There’s nothing wrong with wanting to be rich, or making a ton of money (assuming it’s done morally, and to have more resources with which to do wonderful things, rather than chasing the impossible dream of identifying as ‘a rich person’). But both those that chase ‘richness’ and those that denounce it fall into the trap of believing having riches enables living well.
Money can lead to a Good Life, but because of how we commonly think about and use it, it doesn’t. For it is not the depth of one’s pockets, but the depth of one’s thoughts that enables the effective conversion of one’s resources into a Good Life.
As we saw earlier, while being rich may make you more ‘satisfied’ with your life, after a very low point it won’t make you feel that life is Good. ‘Life satisfaction’ surveys don’t tell us a lot beyond that we all feel like we should be satisfied if we’ve got money, so we say we are, which, ironically, could even drive a feeling of dissatisfaction.
What could be a good reminder to be grateful for what we’ve got more often ends up being a grudging gratitude, not a gleeful one. It’s perfectly possible to be ‘satisfied’ with a life that still feels quite miserable a lot of the time. And in the words of Bertrand Russell: ‘What is the use of making everybody rich if the rich themselves are miserable?’[iii]
This may sound obvious, or even trite, but it’s crucial to understand. The people you think have what you want do not actually have what would make your life better – one part of which is understanding this very thing. Being rich fundamentally changes nothing; it just amplifies things. If you’re to avoid amplifying unwelcome itches, therefore, you need to know how to behave if you become richer, before you get there. Becoming ‘rich’ usually involves big sacrifices. You need to know they’ll be worth it.
More pertinently, much as we may declare ourselves satisfied because we think we should be, we can also think our relationship with money is broadly fine, on the grounds that we’ve got some. As if not needing to know how much the weekly food shop costs is the same as money playing as positive a role in our lives as it should do.
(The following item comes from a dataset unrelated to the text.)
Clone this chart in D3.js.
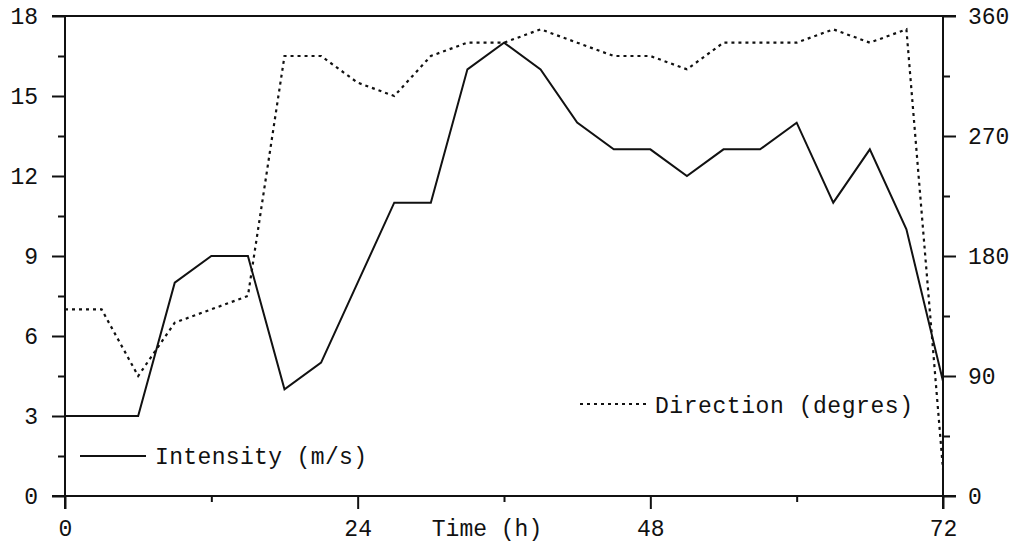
<!DOCTYPE html>
<html>
<head>
<meta charset="utf-8">
<script src="https://cdn.jsdelivr.net/npm/d3@7"></script>
<style>
  html, body { margin: 0; padding: 0; background: #fff; }
  svg text { font-family: "Liberation Mono", "DejaVu Sans Mono", monospace; fill: #111; }
</style>
</head>
<body>
<svg id="chart" width="1013" height="544"></svg>
<script>
// Hourly record, every 3 h over 72 h
const hours = [0,3,6,9,12,15,18,21,24,27,30,33,36,39,42,45,48,51,54,57,60,63,66,69,72];
const intensity = [3,3,3,8,9,9,4,5,8,11,11,16,17,16,14,13,13,12,13,13,14,11,13,10,4.3];
const direction = [140,140,90,130,140,150,330,330,310,300,330,340,340,350,340,330,330,320,340,340,340,350,340,350,20];

const xTicks = [0,24,48,72];
const xMinorTicks = [12,36,60];
const leftTicks = [0,3,6,9,12,15,18];
const leftMinorTicks = [1.5,4.5,7.5,10.5,13.5,16.5];
const rightTicks = [0,90,180,270,360];
const rightMinorTicks = [45,135,225,315];

const legendIntensity = "Intensity (m/s)";
const legendDirection = "Direction (degres)";
const xTitle = "Time (h)";

const m = { left: 65, right: 943, top: 16, bottom: 496 };
const svg = d3.select("#chart");

const x = d3.scaleLinear().domain([0, 72]).range([m.left, m.right]);
const yL = d3.scaleLinear().domain([0, 18]).range([m.bottom, m.top]);
const yR = d3.scaleLinear().domain([0, 360]).range([m.bottom, m.top]);

const ink = "#111";
const fontSize = 23;

// Frame lines
const frame = svg.append("g").attr("stroke", ink).attr("stroke-width", 2).attr("fill", "none");
frame.append("line").attr("x1", m.left - 13).attr("x2", m.right + 13).attr("y1", m.top).attr("y2", m.top);
frame.append("line").attr("x1", m.left - 13).attr("x2", m.right + 13).attr("y1", m.bottom).attr("y2", m.bottom);
frame.append("line").attr("x1", m.left).attr("x2", m.left).attr("y1", m.top).attr("y2", m.bottom + 13);
frame.append("line").attr("x1", m.right).attr("x2", m.right).attr("y1", m.top).attr("y2", m.bottom + 13);

// Left axis
svg.append("g").attr("transform", `translate(${m.left},0)`)
  .call(d3.axisLeft(yL).tickValues(leftTicks).tickSize(13).tickPadding(14).tickFormat(d3.format("d")));
svg.append("g").attr("transform", `translate(${m.left},0)`)
  .call(d3.axisLeft(yL).tickValues(leftMinorTicks).tickSize(7).tickFormat(""));

// Right axis
svg.append("g").attr("transform", `translate(${m.right},0)`)
  .call(d3.axisRight(yR).tickValues(rightTicks).tickSize(13).tickPadding(12).tickFormat(d3.format("d")));
svg.append("g").attr("transform", `translate(${m.right},0)`)
  .call(d3.axisRight(yR).tickValues(rightMinorTicks).tickSize(7).tickFormat(""));

// Bottom axis
svg.append("g").attr("transform", `translate(0,${m.bottom})`)
  .call(d3.axisBottom(x).tickValues(xTicks).tickSize(13).tickPadding(11).tickFormat(d3.format("d")));
svg.append("g").attr("transform", `translate(0,${m.bottom})`)
  .call(d3.axisBottom(x).tickValues(xMinorTicks).tickSize(6).tickFormat(""));

svg.selectAll(".domain").remove();
svg.selectAll(".tick line").attr("stroke", ink).attr("stroke-width", 2);
svg.selectAll(".tick text").attr("font-size", fontSize)
  .attr("font-family", "'Liberation Mono', monospace").attr("fill", ink);

// Axis title
svg.append("text").attr("x", 487).attr("y", 536).attr("text-anchor", "middle")
  .attr("font-size", fontSize).text(xTitle);

// Series
const lineI = d3.line().x((d, i) => x(hours[i])).y(d => yL(d));
const lineD = d3.line().x((d, i) => x(hours[i])).y(d => yR(d));

svg.append("path").datum(direction).attr("d", lineD)
  .attr("fill", "none").attr("stroke", ink).attr("stroke-width", 2.2)
  .attr("stroke-dasharray", "3,4");

svg.append("path").datum(intensity).attr("d", lineI)
  .attr("fill", "none").attr("stroke", ink).attr("stroke-width", 2)
  .attr("stroke-linejoin", "miter");

// Legends
svg.append("line").attr("x1", 80).attr("x2", 146).attr("y1", 456).attr("y2", 456)
  .attr("stroke", ink).attr("stroke-width", 2);
svg.append("text").attr("x", 155).attr("y", 464).attr("font-size", fontSize)
  .attr("textLength", 212).text(legendIntensity);

svg.append("line").attr("x1", 580).attr("x2", 647).attr("y1", 404).attr("y2", 404)
  .attr("stroke", ink).attr("stroke-width", 2).attr("stroke-dasharray", "3,4");
svg.append("text").attr("x", 655).attr("y", 413).attr("font-size", fontSize)
  .attr("textLength", 258).text(legendDirection);
</script>
</body>
</html>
Compared to a healthy relationship with money, ‘fine’ translates in the same way it does from the mouth of a moody teenager who’s just locked themselves in their room. We can all be more mature than that.
Money can be the most helpful thing there is, but we negate almost all of its benefits by the way we think about it. This isn’t about the specifics of how we earn it, or spend it. Even seemingly universally ‘good’ things can be done in wanky ways. Think of orthorexia. Or spiritual one-upmanship. Or people who go to gigs and view them through their phones. The point is that money can both bring focus to our deepest values and help align our lives with them, or it can blur those values and deceive us with a trillion distractions. It does all of this while remaining inanimate, often invisible, and sometimes entirely illusory. Because in truth money doesn’t do anything. We do. It’s all on us.
 Or indeed just wish for a better life and see what happens?
 The irony of being apparently ‘comfortable’ when talk of money turned their knuckles white and their shoulders to stone was rarely spotted.
 Source: Giving What We Can (https://www.givingwhatwecan.org/get-involved/how-rich-am-i/). Yes, numbers will change, and yes, these can only ever be broad estimates, but the point is not diminished because of this.
 I.e. a shade under £12,000. The UK personal allowance for income tax for 2020/21 is £12,500.
 As Matthieu Ricard explains in Happiness, ‘Average satisfaction remains relatively stable because the material conditions of life in the developed countries are generally excellent. On the other hand, it is eminently fragile. Should just one of these conditions suddenly vanish — due to the loss of a loved one or a job, for instance — that feeling of happiness would crumble. And in any case, declaring ourselves satisfied with life because there is no objective reason to complain about its conditions […] in no way prevents us from feeling ill at ease deep within ourselves.’